Harper first became the Leader of the Opposition in May, 2002, when he defeated Stockwell Day to become the leader of the now defunct Canadian Alliance. The possibility of a merge between the Alliance and the Progressive Conservative Party of Canada had been discussed but former PC leader Joe Clark resisted. The political differences, however subtle, between the Alliance and the Progressive Conservatives sparked concern among many Tories. Some didn't want to be associated with the Alliance, the party furthest to the right in the Canadian political spectrum.

After Clark stepped down as leader, new PC leader Peter MacKay and Harper worked out a deal that would dissolve their own parties and form the Conservative Party of Canada. Both parties voted overwhelmingly in favour of the merger.

Harper announced his candidacy for the party's leadership shortly after. MacKay chose not to run. Former Ontario MPP Tony Clement and former Magna CEO Belinda Stronach entered the running.

Media coverage of the campaigns rarely focused solely on Harper. Stronach, who entered the race despite having no political experience, became a media darling (most likely due to her age, gender and financial situation).

In order to combat his previous "invisible man" image (as mentioned by Dave_Littler), Harper tried to become more of a public figure during the campaign. He tried to build a "family man" image for himself, and began to mention his wife and children in his political campaigns for the first time. Despite this, he claimed he wasn't going for an all-out makeover (see Preston Manning).

Harper was frequently quoted as criticizing Stronach's lack of experience and lack of fluency in French. He did, however, thank her during his victory speech for generating interest in the race, adding that she generated "more glamour" than he could have.

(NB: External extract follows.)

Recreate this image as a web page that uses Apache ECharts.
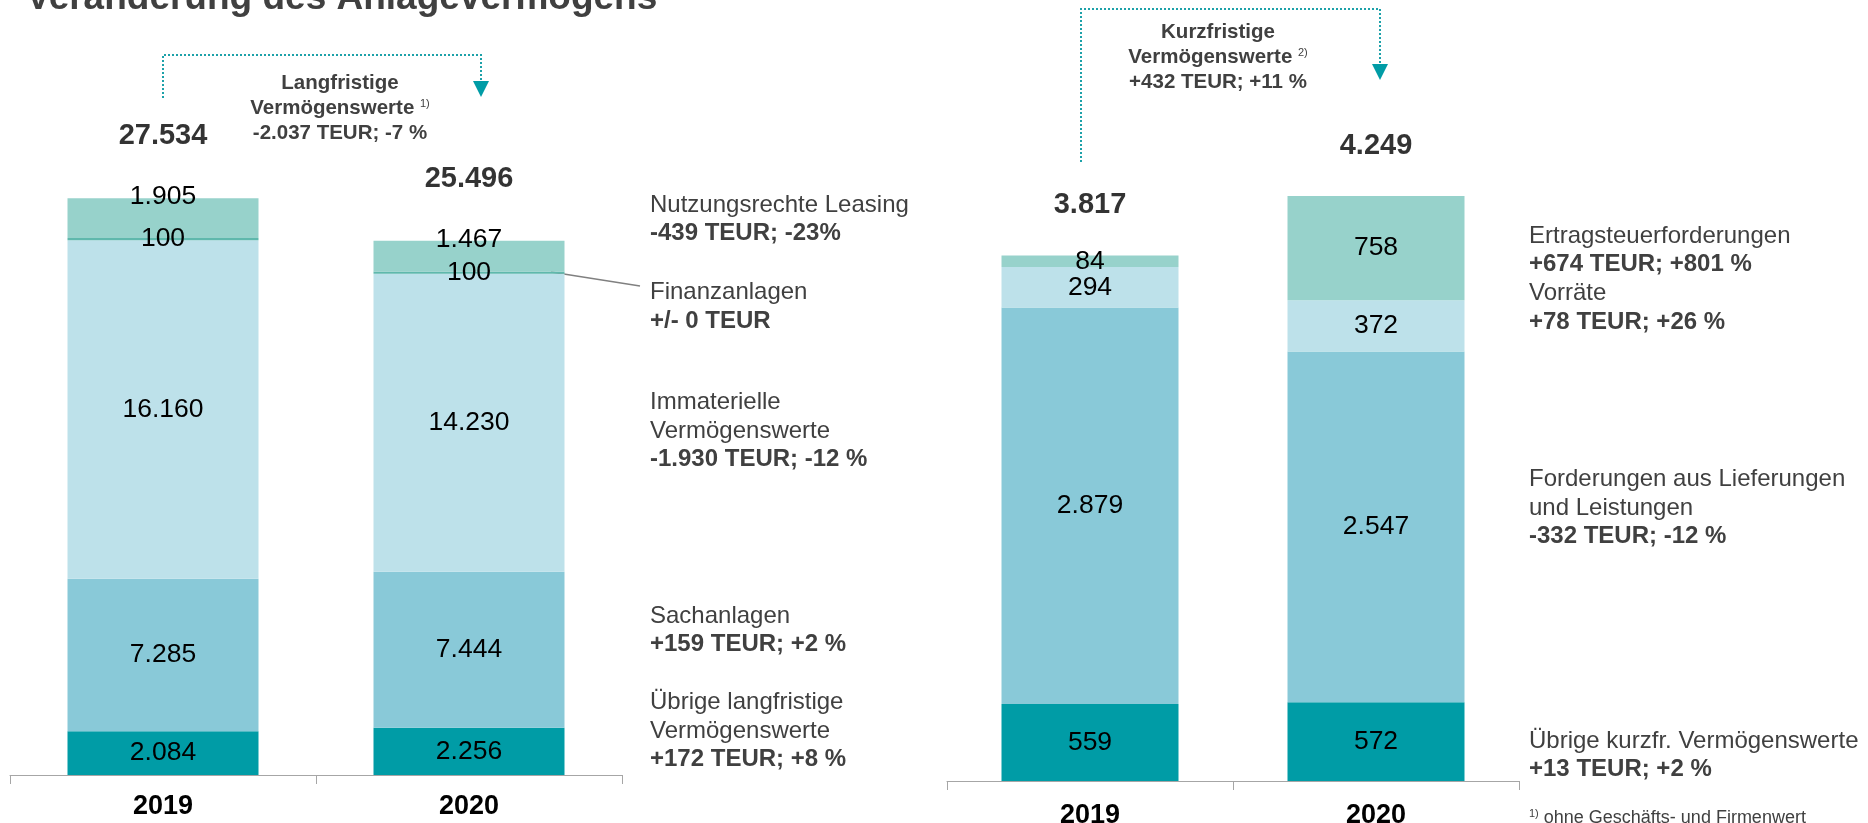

Harper continues to push for a federal election this fall, and is still of the opinion that Canada would benefit from a fixed election schedule (like that of the United States).

Under Harper, the united Conservative platform would include upper class tax cuts, reduced support for marriage for same sex couples (many Conservatives support civil unions instead). Harper says he supports the "traditional definition of family" (which probably means the traditional definition of marriage) but hasn't really expanded on it. Harper said that, if elected, he would not leave the issue up to the Supreme Court of Canada but would allow it to be decided by a free vote in parliament.

Harper's victory could not come at a more important time in Canadian politics. The country is divided on issues including same sex marriages and the current sponsorship scandal plaguing the Liberal government (the auditor general alleges the government misused millions of public dollars). The questions are whether Harper can shed his far-right image and whether Canada's progressive voters are ticked off enough at the Liberals to vote for Harper.

The Liberal Party won a minority government in the 2004 Canadian Federal Election; Harper expressed disappointment with his apparent inability to make a breakthrough (especially in Ontario and in Atlantic Canada) but seemed pleased that his party had stripped the Liberals of the majority rule they'd held for eleven years. Harper could thus serve another term as the leader of the opposition, but a recent interview indicates that he's considering stepping down as leader of the party. He later said he would probably be staying on as leader.

The Conservative Party of Canada won a minority mandate in the 2006 Canadian federal election. Harper was sworn in as the country's 22nd prime minister on February 6, 2006.